### Goal
Copy nothing but the text: reproduce each line of the listing exactly and leave the pictures out.

### Supplied data
-=-=-=-=-
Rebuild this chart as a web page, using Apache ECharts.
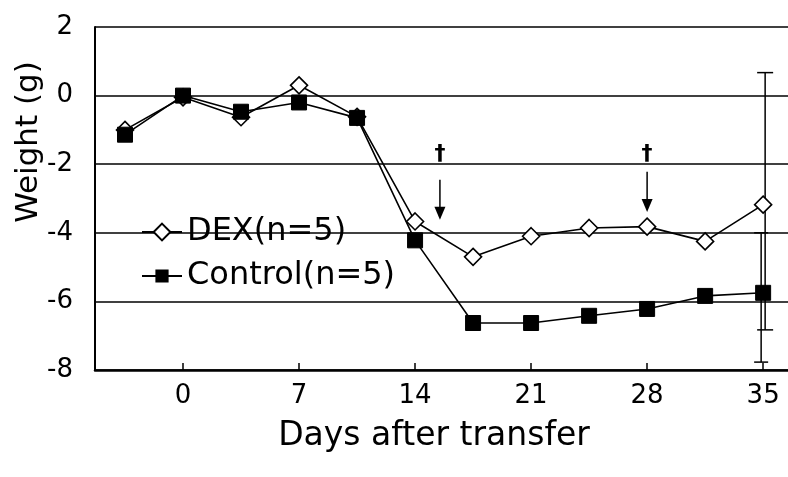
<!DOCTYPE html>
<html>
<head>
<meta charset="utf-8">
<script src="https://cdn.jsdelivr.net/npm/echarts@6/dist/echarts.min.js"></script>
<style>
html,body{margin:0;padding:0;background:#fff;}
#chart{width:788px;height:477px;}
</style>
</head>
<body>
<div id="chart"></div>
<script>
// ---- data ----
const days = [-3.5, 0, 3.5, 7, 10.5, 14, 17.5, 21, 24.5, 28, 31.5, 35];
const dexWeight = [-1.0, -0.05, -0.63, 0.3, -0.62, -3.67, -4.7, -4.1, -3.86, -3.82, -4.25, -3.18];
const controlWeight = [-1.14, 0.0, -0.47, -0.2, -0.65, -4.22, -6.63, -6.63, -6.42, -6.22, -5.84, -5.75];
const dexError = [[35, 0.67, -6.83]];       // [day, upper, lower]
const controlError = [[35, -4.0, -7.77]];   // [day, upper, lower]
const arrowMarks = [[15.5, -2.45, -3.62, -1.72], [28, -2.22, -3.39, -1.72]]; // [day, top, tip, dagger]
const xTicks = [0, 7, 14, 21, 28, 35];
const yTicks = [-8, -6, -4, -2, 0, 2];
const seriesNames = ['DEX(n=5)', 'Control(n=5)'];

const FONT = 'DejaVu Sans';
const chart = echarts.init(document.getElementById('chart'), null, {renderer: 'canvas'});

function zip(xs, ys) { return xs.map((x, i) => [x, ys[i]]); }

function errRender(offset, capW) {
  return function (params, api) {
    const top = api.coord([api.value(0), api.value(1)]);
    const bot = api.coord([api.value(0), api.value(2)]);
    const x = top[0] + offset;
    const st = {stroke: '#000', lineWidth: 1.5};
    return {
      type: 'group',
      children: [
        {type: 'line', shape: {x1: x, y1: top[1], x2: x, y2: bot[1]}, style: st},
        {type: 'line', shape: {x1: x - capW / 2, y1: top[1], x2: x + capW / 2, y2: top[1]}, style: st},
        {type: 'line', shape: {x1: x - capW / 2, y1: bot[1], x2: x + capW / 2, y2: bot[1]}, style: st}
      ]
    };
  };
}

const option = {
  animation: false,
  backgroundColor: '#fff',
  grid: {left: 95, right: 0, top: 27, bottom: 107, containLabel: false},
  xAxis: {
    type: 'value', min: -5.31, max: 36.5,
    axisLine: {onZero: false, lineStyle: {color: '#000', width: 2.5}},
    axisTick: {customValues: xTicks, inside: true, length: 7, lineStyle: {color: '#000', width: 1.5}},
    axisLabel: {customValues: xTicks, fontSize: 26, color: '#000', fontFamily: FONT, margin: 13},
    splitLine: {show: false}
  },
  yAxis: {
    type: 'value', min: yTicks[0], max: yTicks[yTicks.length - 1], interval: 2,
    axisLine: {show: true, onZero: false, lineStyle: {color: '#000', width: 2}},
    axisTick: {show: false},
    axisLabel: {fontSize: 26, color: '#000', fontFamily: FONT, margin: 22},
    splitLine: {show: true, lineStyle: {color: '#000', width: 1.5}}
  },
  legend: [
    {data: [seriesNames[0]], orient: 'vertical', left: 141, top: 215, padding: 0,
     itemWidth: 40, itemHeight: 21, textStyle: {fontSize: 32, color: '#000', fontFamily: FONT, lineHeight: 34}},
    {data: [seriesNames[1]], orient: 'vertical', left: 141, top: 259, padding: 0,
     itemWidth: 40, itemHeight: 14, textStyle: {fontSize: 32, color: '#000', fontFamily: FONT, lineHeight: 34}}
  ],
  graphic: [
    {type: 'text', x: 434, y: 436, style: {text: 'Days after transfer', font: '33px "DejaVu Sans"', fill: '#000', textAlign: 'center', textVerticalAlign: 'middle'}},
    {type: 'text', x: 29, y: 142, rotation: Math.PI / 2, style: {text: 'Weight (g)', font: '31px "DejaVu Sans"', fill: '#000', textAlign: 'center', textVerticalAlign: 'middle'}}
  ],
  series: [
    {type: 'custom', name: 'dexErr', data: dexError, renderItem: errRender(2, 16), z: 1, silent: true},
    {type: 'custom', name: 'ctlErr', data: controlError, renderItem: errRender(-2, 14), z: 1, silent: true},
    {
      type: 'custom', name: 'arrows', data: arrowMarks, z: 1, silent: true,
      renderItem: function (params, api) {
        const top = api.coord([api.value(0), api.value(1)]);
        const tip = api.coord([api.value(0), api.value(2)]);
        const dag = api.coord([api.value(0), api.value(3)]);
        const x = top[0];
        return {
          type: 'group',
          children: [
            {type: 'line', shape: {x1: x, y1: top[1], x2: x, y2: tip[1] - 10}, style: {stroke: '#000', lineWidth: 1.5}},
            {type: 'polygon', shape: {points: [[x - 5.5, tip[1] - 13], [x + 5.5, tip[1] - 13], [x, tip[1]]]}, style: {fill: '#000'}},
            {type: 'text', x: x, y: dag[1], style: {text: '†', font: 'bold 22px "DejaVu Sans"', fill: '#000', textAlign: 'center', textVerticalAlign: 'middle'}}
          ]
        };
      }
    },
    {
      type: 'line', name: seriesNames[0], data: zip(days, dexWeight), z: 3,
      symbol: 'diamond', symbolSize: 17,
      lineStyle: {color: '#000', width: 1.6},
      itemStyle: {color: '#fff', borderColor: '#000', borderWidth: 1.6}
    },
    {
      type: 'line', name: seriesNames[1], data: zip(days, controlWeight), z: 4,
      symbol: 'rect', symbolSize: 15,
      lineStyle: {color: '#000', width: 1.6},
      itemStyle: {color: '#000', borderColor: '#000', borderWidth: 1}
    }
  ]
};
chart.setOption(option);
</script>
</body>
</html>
-=-=-=-=-
### Exercise solution
Rebuild this chart as a web page, using Apache ECharts.
<!DOCTYPE html>
<html>
<head>
<meta charset="utf-8">
<script src="https://cdn.jsdelivr.net/npm/echarts@6/dist/echarts.min.js"></script>
<style>
html,body{margin:0;padding:0;background:#fff;}
#chart{width:788px;height:477px;}
</style>
</head>
<body>
<div id="chart"></div>
<script>
// ---- data ----
const days = [-3.5, 0, 3.5, 7, 10.5, 14, 17.5, 21, 24.5, 28, 31.5, 35];
const dexWeight = [-1.0, -0.05, -0.63, 0.3, -0.62, -3.67, -4.7, -4.1, -3.86, -3.82, -4.25, -3.18];
const controlWeight = [-1.14, 0.0, -0.47, -0.2, -0.65, -4.22, -6.63, -6.63, -6.42, -6.22, -5.84, -5.75];
const dexError = [[35, 0.67, -6.83]];       // [day, upper, lower]
const controlError = [[35, -4.0, -7.77]];   // [day, upper, lower]
const arrowMarks = [[15.5, -2.45, -3.62, -1.72], [28, -2.22, -3.39, -1.72]]; // [day, top, tip, dagger]
const xTicks = [0, 7, 14, 21, 28, 35];
const yTicks = [-8, -6, -4, -2, 0, 2];
const seriesNames = ['DEX(n=5)', 'Control(n=5)'];

const FONT = 'DejaVu Sans';
const chart = echarts.init(document.getElementById('chart'), null, {renderer: 'canvas'});

function zip(xs, ys) { return xs.map((x, i) => [x, ys[i]]); }

function errRender(offset, capW) {
  return function (params, api) {
    const top = api.coord([api.value(0), api.value(1)]);
    const bot = api.coord([api.value(0), api.value(2)]);
    const x = top[0] + offset;
    const st = {stroke: '#000', lineWidth: 1.5};
    return {
      type: 'group',
      children: [
        {type: 'line', shape: {x1: x, y1: top[1], x2: x, y2: bot[1]}, style: st},
        {type: 'line', shape: {x1: x - capW / 2, y1: top[1], x2: x + capW / 2, y2: top[1]}, style: st},
        {type: 'line', shape: {x1: x - capW / 2, y1: bot[1], x2: x + capW / 2, y2: bot[1]}, style: st}
      ]
    };
  };
}

const option = {
  animation: false,
  backgroundColor: '#fff',
  grid: {left: 95, right: 0, top: 27, bottom: 107, containLabel: false},
  xAxis: {
    type: 'value', min: -5.31, max: 36.5,
    axisLine: {onZero: false, lineStyle: {color: '#000', width: 2.5}},
    axisTick: {customValues: xTicks, inside: true, length: 7, lineStyle: {color: '#000', width: 1.5}},
    axisLabel: {customValues: xTicks, fontSize: 26, color: '#000', fontFamily: FONT, margin: 13},
    splitLine: {show: false}
  },
  yAxis: {
    type: 'value', min: yTicks[0], max: yTicks[yTicks.length - 1], interval: 2,
    axisLine: {show: true, onZero: false, lineStyle: {color: '#000', width: 2}},
    axisTick: {show: false},
    axisLabel: {fontSize: 26, color: '#000', fontFamily: FONT, margin: 22},
    splitLine: {show: true, lineStyle: {color: '#000', width: 1.5}}
  },
  legend: [
    {data: [seriesNames[0]], orient: 'vertical', left: 141, top: 215, padding: 0,
     itemWidth: 40, itemHeight: 21, textStyle: {fontSize: 32, color: '#000', fontFamily: FONT, lineHeight: 34}},
    {data: [seriesNames[1]], orient: 'vertical', left: 141, top: 259, padding: 0,
     itemWidth: 40, itemHeight: 14, textStyle: {fontSize: 32, color: '#000', fontFamily: FONT, lineHeight: 34}}
  ],
  graphic: [
    {type: 'text', x: 434, y: 436, style: {text: 'Days after transfer', font: '33px "DejaVu Sans"', fill: '#000', textAlign: 'center', textVerticalAlign: 'middle'}},
    {type: 'text', x: 29, y: 142, rotation: Math.PI / 2, style: {text: 'Weight (g)', font: '31px "DejaVu Sans"', fill: '#000', textAlign: 'center', textVerticalAlign: 'middle'}}
  ],
  series: [
    {type: 'custom', name: 'dexErr', data: dexError, renderItem: errRender(2, 16), z: 1, silent: true},
    {type: 'custom', name: 'ctlErr', data: controlError, renderItem: errRender(-2, 14), z: 1, silent: true},
    {
      type: 'custom', name: 'arrows', data: arrowMarks, z: 1, silent: true,
      renderItem: function (params, api) {
        const top = api.coord([api.value(0), api.value(1)]);
        const tip = api.coord([api.value(0), api.value(2)]);
        const dag = api.coord([api.value(0), api.value(3)]);
        const x = top[0];
        return {
          type: 'group',
          children: [
            {type: 'line', shape: {x1: x, y1: top[1], x2: x, y2: tip[1] - 10}, style: {stroke: '#000', lineWidth: 1.5}},
            {type: 'polygon', shape: {points: [[x - 5.5, tip[1] - 13], [x + 5.5, tip[1] - 13], [x, tip[1]]]}, style: {fill: '#000'}},
            {type: 'text', x: x, y: dag[1], style: {text: '†', font: 'bold 22px "DejaVu Sans"', fill: '#000', textAlign: 'center', textVerticalAlign: 'middle'}}
          ]
        };
      }
    },
    {
      type: 'line', name: seriesNames[0], data: zip(days, dexWeight), z: 3,
      symbol: 'diamond', symbolSize: 17,
      lineStyle: {color: '#000', width: 1.6},
      itemStyle: {color: '#fff', borderColor: '#000', borderWidth: 1.6}
    },
    {
      type: 'line', name: seriesNames[1], data: zip(days, controlWeight), z: 4,
      symbol: 'rect', symbolSize: 15,
      lineStyle: {color: '#000', width: 1.6},
      itemStyle: {color: '#000', borderColor: '#000', borderWidth: 1}
    }
  ]
};
chart.setOption(option);
</script>
</body>
</html>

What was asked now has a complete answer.